Please. Pretty Please. You have employees that have been with you for over a decade. Do not start treating them all like infants because you have ONE person who may or may not be taking advantage of the situation.

Think of the folks who came to you for help. That really needed it. That helped make a difference in their lives.

Because of our one pain in the ass employee every other employee gets the shaft. We all know why the rules have come down changed. And yes, we hate her for it. While her behavior has led to the rules being changed for everyone, we really, really wish that management would not use such a broad brush when one thin brush would fix the problem.

Please, please, see the bad apple for what it is. If you must change policy, change it to require that it must be for emergency use only and not for things known in advance. Heck, there is a huge difference between a blown engine and a wedding reception. And I was in real estate long enough to know that a closing that requires a couple thousand more than you were told isn’t that uncommon. A wedding isn’t an emergency, especially if one of them isn’t pregnant. :slight_smile:

Gosh, I’m sorry, I still rambled. I’ll think of you when I sign my write up for missing the 2nd day in 3 years not counting maternity leave. (Yes, I worked the day I got pregnant and the day I delivered and called in sick ONCE)

So Foxy40, are you going to tell us what happened, or just leave us hanging?

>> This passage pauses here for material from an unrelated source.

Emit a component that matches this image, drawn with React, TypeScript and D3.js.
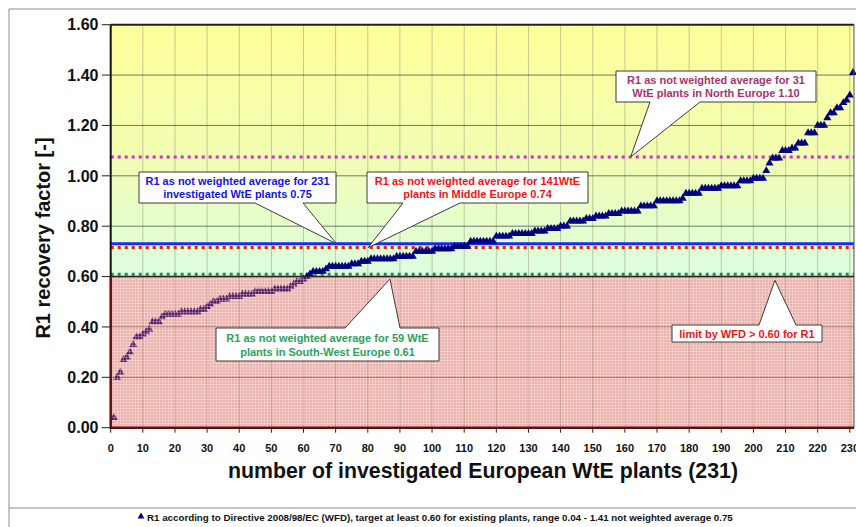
import React from "react";
import * as d3 from "d3";

// R1 recovery factor of each investigated plant, sorted ascending (rank 1..231)
const plantValues: number[] = [
  0.04, 0.20, 0.22, 0.27, 0.28, 0.30, 0.33, 0.36, 0.36, 0.37,
  0.38, 0.39, 0.42, 0.42, 0.42, 0.44, 0.45, 0.45, 0.45, 0.45,
  0.45, 0.46, 0.46, 0.46, 0.46, 0.46, 0.46, 0.47, 0.47, 0.48,
  0.49, 0.50, 0.50, 0.51, 0.51, 0.51, 0.52, 0.52, 0.52, 0.52,
  0.53, 0.53, 0.53, 0.53, 0.54, 0.54, 0.54, 0.54, 0.54, 0.54,
  0.55, 0.55, 0.55, 0.55, 0.55, 0.56, 0.57, 0.58, 0.58, 0.59,
  0.60, 0.61, 0.62, 0.62, 0.62, 0.62, 0.63, 0.64, 0.64, 0.64,
  0.64, 0.64, 0.64, 0.64, 0.65, 0.65, 0.65, 0.66, 0.66, 0.66,
  0.67, 0.67, 0.67, 0.67, 0.67, 0.67, 0.67, 0.67, 0.68, 0.68,
  0.68, 0.68, 0.68, 0.68, 0.70, 0.70, 0.70, 0.70, 0.70, 0.70,
  0.71, 0.71, 0.71, 0.71, 0.71, 0.71, 0.72, 0.72, 0.72, 0.72,
  0.72, 0.74, 0.74, 0.74, 0.74, 0.74, 0.74, 0.74, 0.74, 0.76,
  0.76, 0.76, 0.76, 0.76, 0.77, 0.77, 0.77, 0.77, 0.77, 0.77,
  0.77, 0.78, 0.78, 0.78, 0.78, 0.79, 0.79, 0.79, 0.79, 0.80,
  0.80, 0.80, 0.82, 0.82, 0.82, 0.82, 0.82, 0.83, 0.83, 0.83,
  0.84, 0.84, 0.84, 0.84, 0.85, 0.85, 0.85, 0.85, 0.86, 0.86,
  0.86, 0.86, 0.86, 0.86, 0.88, 0.88, 0.88, 0.88, 0.88, 0.90,
  0.90, 0.90, 0.90, 0.90, 0.90, 0.90, 0.90, 0.91, 0.93, 0.93,
  0.93, 0.93, 0.93, 0.95, 0.95, 0.95, 0.95, 0.95, 0.95, 0.96,
  0.96, 0.96, 0.96, 0.96, 0.96, 0.98, 0.98, 0.98, 0.98, 0.99,
  0.99, 0.99, 0.99, 1.02, 1.05, 1.07, 1.07, 1.07, 1.10, 1.10,
  1.10, 1.11, 1.11, 1.13, 1.13, 1.13, 1.17, 1.17, 1.17, 1.20,
  1.20, 1.20, 1.23, 1.25, 1.25, 1.27, 1.27, 1.29, 1.30, 1.32,
  1.41,
];

const xTickValues: number[] = [0, 10, 20, 30, 40, 50, 60, 70, 80, 90, 100, 110, 120, 130, 140, 150, 160, 170, 180, 190, 200, 210, 220, 230];
const yTickValues: number[] = [0, 0.2, 0.4, 0.6, 0.8, 1.0, 1.2, 1.4, 1.6];

// reference averages as drawn
const northAverage = 1.075;
const allAverage = 0.73;
const middleAverage = 0.715;
const southWestAverage = 0.605;
const wfdLimit = 0.6;

const yTitle = "R1 recovery factor [-]";
const xTitle = "number of investigated European WtE plants (231)";
const legendText = "R1 according to Directive 2008/98/EC (WFD), target at least 0.60 for existing plants, range 0.04 - 1.41 not weighted average 0.75";

const calloutAll = ["R1 as not weighted average for 231", "investigated WtE plants 0.75"];
const calloutMiddle = ["R1 as not weighted average for 141WtE", "plants in Middle Europe 0.74"];
const calloutNorth = ["R1 as not weighted average for 31", "WtE plants in North Europe 1.10"];
const calloutSouth = ["R1 as not weighted average for 59 WtE", "plants in South-West Europe 0.61"];
const calloutLimit = ["limit by WFD > 0.60 for R1"];

const W = 856;
const H = 527;
const FONT = "'Liberation Sans', Arial, Helvetica, sans-serif";

const plotLeft = 110.7;
const plotRight = 854;
const plotTop = 24.7;
const plotBottom = 427.7;

export default function App() {
  const x = d3.scaleLinear().domain([0, 231.3]).range([plotLeft, plotRight]);
  const y = d3.scaleLinear().domain([0, 1.6]).range([plotBottom, plotTop]);
  const tri = d3.symbol().type(d3.symbolTriangle).size(28)() as string;

  type Callout = {
    lines: string[];
    color: string;
    box: [number, number, number, number];
    wedge: [number, number];
    side: "top" | "bottom";
    tip: [number, number]; // data coords
    lineH: number;
  };

  const callouts: Callout[] = [
    { lines: calloutAll, color: "#1414E6", box: [139, 172, 336, 203], wedge: [255, 303], side: "bottom", tip: [70.3, allAverage], lineH: 13.5 },
    { lines: calloutMiddle, color: "#F01414", box: [367, 172, 588, 203], wedge: [403, 460], side: "bottom", tip: [80.1, middleAverage], lineH: 13.5 },
    { lines: calloutNorth, color: "#A8346A", box: [616, 71, 816, 102], wedge: [650, 700], side: "bottom", tip: [161.8, northAverage], lineH: 13.5 },
    { lines: calloutSouth, color: "#2EA060", box: [216, 328, 439, 361], wedge: [345, 400], side: "top", tip: [86.9, 0.59], lineH: 14 },
    { lines: calloutLimit, color: "#F01414", box: [672, 325, 822, 342], wedge: [759, 796], side: "top", tip: [206.7, 0.585], lineH: 13 },
  ];

  const calloutPath = (c: Callout) => {
    const [x0, y0, x1, y1] = c.box;
    const [b0, b1] = c.wedge;
    const tx = x(c.tip[0]);
    const ty = y(c.tip[1]);
    if (c.side === "bottom") {
      return `M${x0},${y0}H${x1}V${y1}H${b1}L${tx},${ty}L${b0},${y1}H${x0}Z`;
    }
    return `M${x0},${y0}H${b0}L${tx},${ty}L${b1},${y0}H${x1}V${y1}H${x0}Z`;
  };

  const y06 = y(wfdLimit);

  return (
    <svg width={W} height={H} style={{ position: "absolute", left: 0, top: 0, background: "#fff" }} fontFamily={FONT}>
      <defs>
        <linearGradient id="upperGrad" x1="0" y1="0" x2="0" y2="1">
          <stop offset="0%" stopColor="#FFFF99" />
          <stop offset="55%" stopColor="#F1FDB4" />
          <stop offset="100%" stopColor="#DCFDE0" />
        </linearGradient>
        <pattern id="mesh" width="3" height="3" patternUnits="userSpaceOnUse">
          <rect width="3" height="3" fill="none" />
          <path d="M0,0.5H3M0.5,0V3" stroke="#ffffff" strokeOpacity="0.28" strokeWidth="1" />
        </pattern>
      </defs>

      {/* chart frame */}
      <path d={`M9,${H}V9H${W}`} fill="none" stroke="#8a8a8a" strokeWidth={1} />
      <line x1={9} x2={W} y1={508} y2={508} stroke="#8a8a8a" strokeWidth={1} />

      {/* plot backgrounds */}
      <rect x={plotLeft} y={plotTop} width={plotRight - plotLeft} height={y06 - plotTop} fill="url(#upperGrad)" />
      <rect x={plotLeft} y={y06} width={plotRight - plotLeft} height={plotBottom - y06} fill="#ffffff" />

      {/* grid */}
      {xTickValues.filter((t) => t > 0).map((t) => (
        <line key={"vg" + t} x1={x(t)} x2={x(t)} y1={plotTop} y2={plotBottom} stroke="#9a9a80" strokeOpacity={0.55} strokeWidth={1} />
      ))}
      {yTickValues.filter((t) => t > 0 && t < 1.6).map((t) => (
        <line key={"hg" + t} x1={plotLeft} x2={plotRight} y1={y(t)} y2={y(t)} stroke="#555" strokeOpacity={0.8} strokeWidth={1} />
      ))}

      {/* reference lines */}
      <line x1={plotLeft} x2={plotRight} y1={y(northAverage)} y2={y(northAverage)} stroke="#E020D8" strokeWidth={3} strokeDasharray="3,4" />
      <line x1={plotLeft} x2={plotRight} y1={y(allAverage)} y2={y(allAverage)} stroke="#1030F0" strokeWidth={3} />
      <line x1={plotLeft} x2={plotRight} y1={y(middleAverage)} y2={y(middleAverage)} stroke="#FF1010" strokeWidth={3} strokeDasharray="3,4" />
      <line x1={plotLeft} x2={plotRight} y1={y(southWestAverage) - 1} y2={y(southWestAverage) - 1} stroke="#1E8A4E" strokeWidth={3} strokeDasharray="3,4" />

      {/* data points */}
      {plantValues.map((v, i) => (
        <path key={"p" + i} d={tri} transform={`translate(${x(i + 1)},${y(v)})`} fill="#000080" />
      ))}

      {/* red zone overlay (below WFD limit) */}
      <rect x={plotLeft} y={y06} width={plotRight - plotLeft} height={plotBottom - y06} fill="#D04A3C" fillOpacity={0.42} />
      <rect x={plotLeft} y={y06} width={plotRight - plotLeft} height={plotBottom - y06} fill="url(#mesh)" />

      {/* plot borders */}
      <line x1={plotLeft} x2={plotRight} y1={plotTop} y2={plotTop} stroke="#222" strokeWidth={2} />
      <line x1={plotLeft} x2={plotLeft} y1={plotTop} y2={y06} stroke="#111" strokeWidth={2} />
      <line x1={plotRight} x2={plotRight} y1={plotTop} y2={plotBottom} stroke="#555" strokeWidth={1} />
      <line x1={plotLeft} x2={plotRight} y1={y06} y2={y06} stroke="#222" strokeWidth={1.5} />
      <path d={`M${plotLeft},${y06}V${plotBottom}H${plotRight}`} fill="none" stroke="#6A0A0A" strokeWidth={2.5} />

      {/* y axis ticks and labels */}
      {yTickValues.map((t) => (
        <g key={"yt" + t}>
          <line x1={plotLeft - 9} x2={plotLeft} y1={y(t)} y2={y(t)} stroke="#222" strokeWidth={1} />
          <text x={98.5} y={y(t) + 5.7} textAnchor="end" fontSize={16} fontWeight="bold" fill="#111">
            {t.toFixed(2)}
          </text>
        </g>
      ))}
      {/* x axis ticks and labels */}
      {xTickValues.map((t) => (
        <g key={"xt" + t}>
          <line x1={x(t)} x2={x(t)} y1={plotBottom} y2={plotBottom + 5} stroke="#222" strokeWidth={1} />
          <text x={x(t)} y={451.7} textAnchor="middle" fontSize={11} fontWeight="bold" fill="#111">
            {t}
          </text>
        </g>
      ))}

      {/* axis titles */}
      <text transform={`translate(49.5,238) rotate(-90)`} textAnchor="middle" fontSize={20} fontWeight="bold" fill="#111">
        {yTitle}
      </text>
      <text x={483} y={478} textAnchor="middle" fontSize={21.3} fontWeight="bold" fill="#111">
        {xTitle}
      </text>

      {/* callouts */}
      {callouts.map((c, k) => {
        const [x0, y0, x1, y1] = c.box;
        const cx = (x0 + x1) / 2;
        const n = c.lines.length;
        const midY = (y0 + y1) / 2;
        return (
          <g key={"c" + k}>
            <path d={calloutPath(c)} fill="#ffffff" stroke="#3a3a3a" strokeWidth={1} />
            {c.lines.map((ln, j) => (
              <text key={j} x={cx} y={midY + (j - (n - 1) / 2) * c.lineH + 4} textAnchor="middle" fontSize={11} fontWeight="bold" fill={c.color}>
                {ln}
              </text>
            ))}
          </g>
        );
      })}

      {/* legend */}
      <path d={tri} transform={`translate(141,516.5) scale(0.85)`} fill="#000080" />
      <text x={147} y={520.5} fontSize={9.75} fontWeight="bold" fill="#111">
        {legendText}
      </text>
    </svg>
  );
}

I called him into my office at 5pm. He took a seat. It went something like this.

Me: I want you to know that I have considered your request for a loan very carefully. Generally I have given loans in the past for emergency use as you well know and have taken advantage of. However, I do not think a wedding reception would constitute an emergency.

Him: Well, it is an emergency of sorts. We weren’t prepared for the amount of guests that are coming from out of town and the hotel rooms they will need.

Me: Again, I am not sure this constitutes an emergency but I have decided to loan you this money. I want to make sure you realize that as with the other loans you have taken, it must be paid back within six months. Before you agree to this loan, you may want to discuss this with (his partner) and make sure this fits into your budget. A credit card would have more liberal repayment terms even if you do need to pay interest. I have also heard (thanks dopers) that there is a possibility that you could take a loan out on your 401K. Do you want me to look into that?
Him: No. That is my only savings and I don’t want to disturb that money right now.

Me: Okay. I also want you to know that I am going to need to limit loans to once every two years since the paperwork and payroll deductions involved are taking a toll on accounting and it really isn’t in their job description to handle these types of things. I want to make sure that the fund that I have for these loans is available for those really in need.

Him: Yes, I understand but you do know that this is very important to me.

Me: Yes and I am very happy for you.

I then told him how much it would be and he said he would get back to me today about whether or not he can afford it. He seemed shocked at the high amount. I don’t know if he expected to pay it back over years but that certainly is not going to happen. I haven’t seen him yet today.

I appreciate the help and advice. I was inclined to say no but I agree that turning him down could cause problems that I don’t want to deal with.

Very well done.

Very well done indeed.

Nice work.

Stranger

Heh, I can only imagine his surprise when you told him he’d have to pay back 666 dollars per month. LOL! Not the number you want associated with your wedding!

Very well done. Gracious and generous, but you made your point. Bravo!

Auntbeast

So you didn’t take a sick day to have sex? :confused:

I have to rush to work, so I can’t stay to read all the responses, but if it hasn’t been said yet…
**
‘Emergency funds’ are for small, quickly-needed amounts that it’s not feasible to get a personal loan for. ** For example, $500 to fix the car. $200 for that unexpected dentist’s bill.

Once a figure is high enough to justify taking a proper personal loan, then that’s what employees should do.

If that’s not your policy at present, it should be. In writing, if need be.